INFORMATION SHOWN:
%%
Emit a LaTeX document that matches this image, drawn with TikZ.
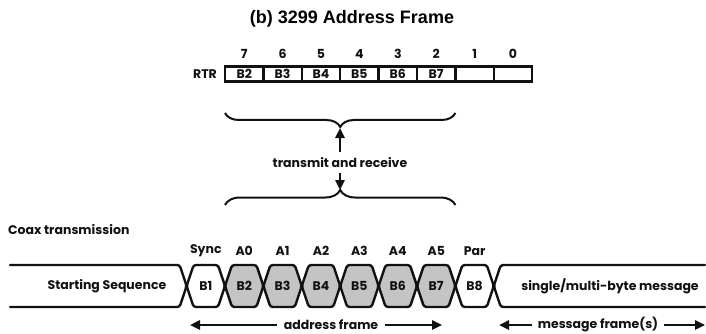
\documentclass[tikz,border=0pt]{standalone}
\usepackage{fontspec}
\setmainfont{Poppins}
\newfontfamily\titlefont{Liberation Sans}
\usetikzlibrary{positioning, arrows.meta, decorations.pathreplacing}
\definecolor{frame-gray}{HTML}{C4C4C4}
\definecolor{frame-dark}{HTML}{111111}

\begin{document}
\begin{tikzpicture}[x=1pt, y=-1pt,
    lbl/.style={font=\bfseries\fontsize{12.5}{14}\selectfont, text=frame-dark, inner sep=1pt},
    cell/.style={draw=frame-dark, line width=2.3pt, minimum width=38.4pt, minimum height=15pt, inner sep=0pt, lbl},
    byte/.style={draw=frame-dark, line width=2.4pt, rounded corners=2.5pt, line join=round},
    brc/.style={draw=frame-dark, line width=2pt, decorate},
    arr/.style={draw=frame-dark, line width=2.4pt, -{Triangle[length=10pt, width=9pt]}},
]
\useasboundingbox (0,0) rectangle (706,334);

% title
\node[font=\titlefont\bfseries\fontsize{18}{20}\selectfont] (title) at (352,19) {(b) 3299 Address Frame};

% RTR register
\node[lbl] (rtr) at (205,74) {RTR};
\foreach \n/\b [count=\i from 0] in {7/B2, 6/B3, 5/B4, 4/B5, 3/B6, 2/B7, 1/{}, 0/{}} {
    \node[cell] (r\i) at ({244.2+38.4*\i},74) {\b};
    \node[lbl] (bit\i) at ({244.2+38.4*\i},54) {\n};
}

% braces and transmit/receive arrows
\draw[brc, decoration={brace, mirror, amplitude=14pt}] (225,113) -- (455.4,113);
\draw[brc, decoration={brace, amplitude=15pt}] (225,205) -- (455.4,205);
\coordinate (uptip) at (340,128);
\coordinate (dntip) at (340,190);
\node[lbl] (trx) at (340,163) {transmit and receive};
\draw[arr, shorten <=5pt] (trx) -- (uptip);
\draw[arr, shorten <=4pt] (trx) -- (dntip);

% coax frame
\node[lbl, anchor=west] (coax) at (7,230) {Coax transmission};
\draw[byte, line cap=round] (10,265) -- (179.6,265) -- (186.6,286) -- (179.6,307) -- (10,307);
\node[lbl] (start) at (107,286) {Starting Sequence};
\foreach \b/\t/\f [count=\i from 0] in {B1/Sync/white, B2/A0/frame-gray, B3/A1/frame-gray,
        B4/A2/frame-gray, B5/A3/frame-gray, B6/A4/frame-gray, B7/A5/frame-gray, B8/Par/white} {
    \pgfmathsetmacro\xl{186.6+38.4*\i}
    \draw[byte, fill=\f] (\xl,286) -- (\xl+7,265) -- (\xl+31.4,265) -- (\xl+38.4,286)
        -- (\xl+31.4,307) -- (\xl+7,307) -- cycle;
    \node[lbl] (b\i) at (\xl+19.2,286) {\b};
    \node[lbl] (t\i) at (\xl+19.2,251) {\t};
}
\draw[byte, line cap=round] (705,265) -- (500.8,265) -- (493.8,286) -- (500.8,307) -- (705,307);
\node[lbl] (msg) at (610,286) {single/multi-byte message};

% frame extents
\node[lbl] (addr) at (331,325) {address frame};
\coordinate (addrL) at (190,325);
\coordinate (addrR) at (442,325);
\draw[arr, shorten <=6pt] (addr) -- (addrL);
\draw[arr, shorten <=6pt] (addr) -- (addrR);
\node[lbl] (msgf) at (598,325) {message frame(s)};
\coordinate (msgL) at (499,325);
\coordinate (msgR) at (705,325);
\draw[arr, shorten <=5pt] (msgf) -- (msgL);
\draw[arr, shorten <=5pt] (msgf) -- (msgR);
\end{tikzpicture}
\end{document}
%%
THE EXERCISE:
All the lines above are to be given again exactly as they read, with the pictures removed.

RESPONSE:
Emit a LaTeX document that matches this image, drawn with TikZ.
\documentclass[tikz,border=0pt]{standalone}
\usepackage{fontspec}
\setmainfont{Poppins}
\newfontfamily\titlefont{Liberation Sans}
\usetikzlibrary{positioning, arrows.meta, decorations.pathreplacing}
\definecolor{frame-gray}{HTML}{C4C4C4}
\definecolor{frame-dark}{HTML}{111111}

\begin{document}
\begin{tikzpicture}[x=1pt, y=-1pt,
    lbl/.style={font=\bfseries\fontsize{12.5}{14}\selectfont, text=frame-dark, inner sep=1pt},
    cell/.style={draw=frame-dark, line width=2.3pt, minimum width=38.4pt, minimum height=15pt, inner sep=0pt, lbl},
    byte/.style={draw=frame-dark, line width=2.4pt, rounded corners=2.5pt, line join=round},
    brc/.style={draw=frame-dark, line width=2pt, decorate},
    arr/.style={draw=frame-dark, line width=2.4pt, -{Triangle[length=10pt, width=9pt]}},
]
\useasboundingbox (0,0) rectangle (706,334);

% title
\node[font=\titlefont\bfseries\fontsize{18}{20}\selectfont] (title) at (352,19) {(b) 3299 Address Frame};

% RTR register
\node[lbl] (rtr) at (205,74) {RTR};
\foreach \n/\b [count=\i from 0] in {7/B2, 6/B3, 5/B4, 4/B5, 3/B6, 2/B7, 1/{}, 0/{}} {
    \node[cell] (r\i) at ({244.2+38.4*\i},74) {\b};
    \node[lbl] (bit\i) at ({244.2+38.4*\i},54) {\n};
}

% braces and transmit/receive arrows
\draw[brc, decoration={brace, mirror, amplitude=14pt}] (225,113) -- (455.4,113);
\draw[brc, decoration={brace, amplitude=15pt}] (225,205) -- (455.4,205);
\coordinate (uptip) at (340,128);
\coordinate (dntip) at (340,190);
\node[lbl] (trx) at (340,163) {transmit and receive};
\draw[arr, shorten <=5pt] (trx) -- (uptip);
\draw[arr, shorten <=4pt] (trx) -- (dntip);

% coax frame
\node[lbl, anchor=west] (coax) at (7,230) {Coax transmission};
\draw[byte, line cap=round] (10,265) -- (179.6,265) -- (186.6,286) -- (179.6,307) -- (10,307);
\node[lbl] (start) at (107,286) {Starting Sequence};
\foreach \b/\t/\f [count=\i from 0] in {B1/Sync/white, B2/A0/frame-gray, B3/A1/frame-gray,
        B4/A2/frame-gray, B5/A3/frame-gray, B6/A4/frame-gray, B7/A5/frame-gray, B8/Par/white} {
    \pgfmathsetmacro\xl{186.6+38.4*\i}
    \draw[byte, fill=\f] (\xl,286) -- (\xl+7,265) -- (\xl+31.4,265) -- (\xl+38.4,286)
        -- (\xl+31.4,307) -- (\xl+7,307) -- cycle;
    \node[lbl] (b\i) at (\xl+19.2,286) {\b};
    \node[lbl] (t\i) at (\xl+19.2,251) {\t};
}
\draw[byte, line cap=round] (705,265) -- (500.8,265) -- (493.8,286) -- (500.8,307) -- (705,307);
\node[lbl] (msg) at (610,286) {single/multi-byte message};

% frame extents
\node[lbl] (addr) at (331,325) {address frame};
\coordinate (addrL) at (190,325);
\coordinate (addrR) at (442,325);
\draw[arr, shorten <=6pt] (addr) -- (addrL);
\draw[arr, shorten <=6pt] (addr) -- (addrR);
\node[lbl] (msgf) at (598,325) {message frame(s)};
\coordinate (msgL) at (499,325);
\coordinate (msgR) at (705,325);
\draw[arr, shorten <=5pt] (msgf) -- (msgL);
\draw[arr, shorten <=5pt] (msgf) -- (msgR);
\end{tikzpicture}
\end{document}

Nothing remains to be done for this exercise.